(AIM)
Exactly the lines from the start of the data below through the line that contains "(0,0) rectangle (637,664);" are to be copied, with pictures left out.

(COLLECTED MATERIAL)
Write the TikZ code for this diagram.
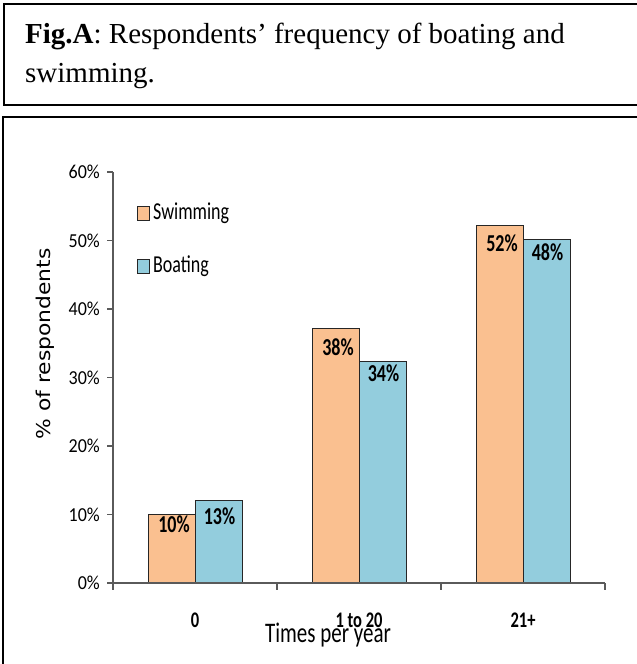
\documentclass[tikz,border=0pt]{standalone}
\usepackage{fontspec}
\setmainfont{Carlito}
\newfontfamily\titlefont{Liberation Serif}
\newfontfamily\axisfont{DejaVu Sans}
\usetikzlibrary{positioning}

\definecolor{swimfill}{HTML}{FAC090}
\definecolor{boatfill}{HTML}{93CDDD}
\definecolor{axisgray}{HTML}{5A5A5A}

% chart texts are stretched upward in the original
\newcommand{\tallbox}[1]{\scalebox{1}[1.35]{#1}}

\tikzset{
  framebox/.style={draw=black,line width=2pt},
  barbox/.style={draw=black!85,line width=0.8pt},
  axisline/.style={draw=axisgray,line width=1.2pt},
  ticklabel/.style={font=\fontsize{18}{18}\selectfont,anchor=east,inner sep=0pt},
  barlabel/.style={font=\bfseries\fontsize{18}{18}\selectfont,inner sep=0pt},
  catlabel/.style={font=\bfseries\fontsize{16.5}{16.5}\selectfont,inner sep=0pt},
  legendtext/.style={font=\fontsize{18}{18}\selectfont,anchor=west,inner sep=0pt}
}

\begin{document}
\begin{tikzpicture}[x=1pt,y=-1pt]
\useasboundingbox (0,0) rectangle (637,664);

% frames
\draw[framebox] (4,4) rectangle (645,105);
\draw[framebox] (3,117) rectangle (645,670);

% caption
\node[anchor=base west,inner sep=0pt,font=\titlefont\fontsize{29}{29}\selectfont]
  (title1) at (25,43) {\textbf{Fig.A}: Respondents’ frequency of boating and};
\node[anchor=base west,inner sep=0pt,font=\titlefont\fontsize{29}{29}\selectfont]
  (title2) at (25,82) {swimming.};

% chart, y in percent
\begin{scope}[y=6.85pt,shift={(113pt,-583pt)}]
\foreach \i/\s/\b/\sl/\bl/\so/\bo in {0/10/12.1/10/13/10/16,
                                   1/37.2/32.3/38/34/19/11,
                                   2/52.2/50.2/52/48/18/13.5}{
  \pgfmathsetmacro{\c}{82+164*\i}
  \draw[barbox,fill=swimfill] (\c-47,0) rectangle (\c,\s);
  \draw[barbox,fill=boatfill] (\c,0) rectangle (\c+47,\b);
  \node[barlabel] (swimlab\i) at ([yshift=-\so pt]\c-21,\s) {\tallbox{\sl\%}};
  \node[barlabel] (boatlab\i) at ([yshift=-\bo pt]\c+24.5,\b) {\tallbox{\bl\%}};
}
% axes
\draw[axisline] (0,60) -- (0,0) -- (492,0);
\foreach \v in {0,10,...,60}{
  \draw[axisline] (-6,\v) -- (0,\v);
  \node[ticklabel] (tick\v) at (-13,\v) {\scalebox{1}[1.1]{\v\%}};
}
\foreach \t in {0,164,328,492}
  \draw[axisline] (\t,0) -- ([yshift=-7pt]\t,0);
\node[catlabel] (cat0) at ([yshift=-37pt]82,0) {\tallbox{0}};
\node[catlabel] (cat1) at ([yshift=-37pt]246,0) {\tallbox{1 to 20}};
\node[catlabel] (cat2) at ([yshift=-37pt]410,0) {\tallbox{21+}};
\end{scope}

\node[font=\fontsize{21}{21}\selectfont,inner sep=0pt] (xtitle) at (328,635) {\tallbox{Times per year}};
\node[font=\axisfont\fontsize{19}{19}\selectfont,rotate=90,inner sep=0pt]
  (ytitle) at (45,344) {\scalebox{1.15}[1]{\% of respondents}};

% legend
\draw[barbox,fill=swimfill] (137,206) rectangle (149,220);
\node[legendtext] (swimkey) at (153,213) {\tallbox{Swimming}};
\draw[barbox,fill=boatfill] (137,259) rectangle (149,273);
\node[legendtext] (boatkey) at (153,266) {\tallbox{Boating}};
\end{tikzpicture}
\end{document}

(SOLVED EXERCISE)
Write the TikZ code for this diagram.
\documentclass[tikz,border=0pt]{standalone}
\usepackage{fontspec}
\setmainfont{Carlito}
\newfontfamily\titlefont{Liberation Serif}
\newfontfamily\axisfont{DejaVu Sans}
\usetikzlibrary{positioning}

\definecolor{swimfill}{HTML}{FAC090}
\definecolor{boatfill}{HTML}{93CDDD}
\definecolor{axisgray}{HTML}{5A5A5A}

% chart texts are stretched upward in the original
\newcommand{\tallbox}[1]{\scalebox{1}[1.35]{#1}}

\tikzset{
  framebox/.style={draw=black,line width=2pt},
  barbox/.style={draw=black!85,line width=0.8pt},
  axisline/.style={draw=axisgray,line width=1.2pt},
  ticklabel/.style={font=\fontsize{18}{18}\selectfont,anchor=east,inner sep=0pt},
  barlabel/.style={font=\bfseries\fontsize{18}{18}\selectfont,inner sep=0pt},
  catlabel/.style={font=\bfseries\fontsize{16.5}{16.5}\selectfont,inner sep=0pt},
  legendtext/.style={font=\fontsize{18}{18}\selectfont,anchor=west,inner sep=0pt}
}

\begin{document}
\begin{tikzpicture}[x=1pt,y=-1pt]
\useasboundingbox (0,0) rectangle (637,664);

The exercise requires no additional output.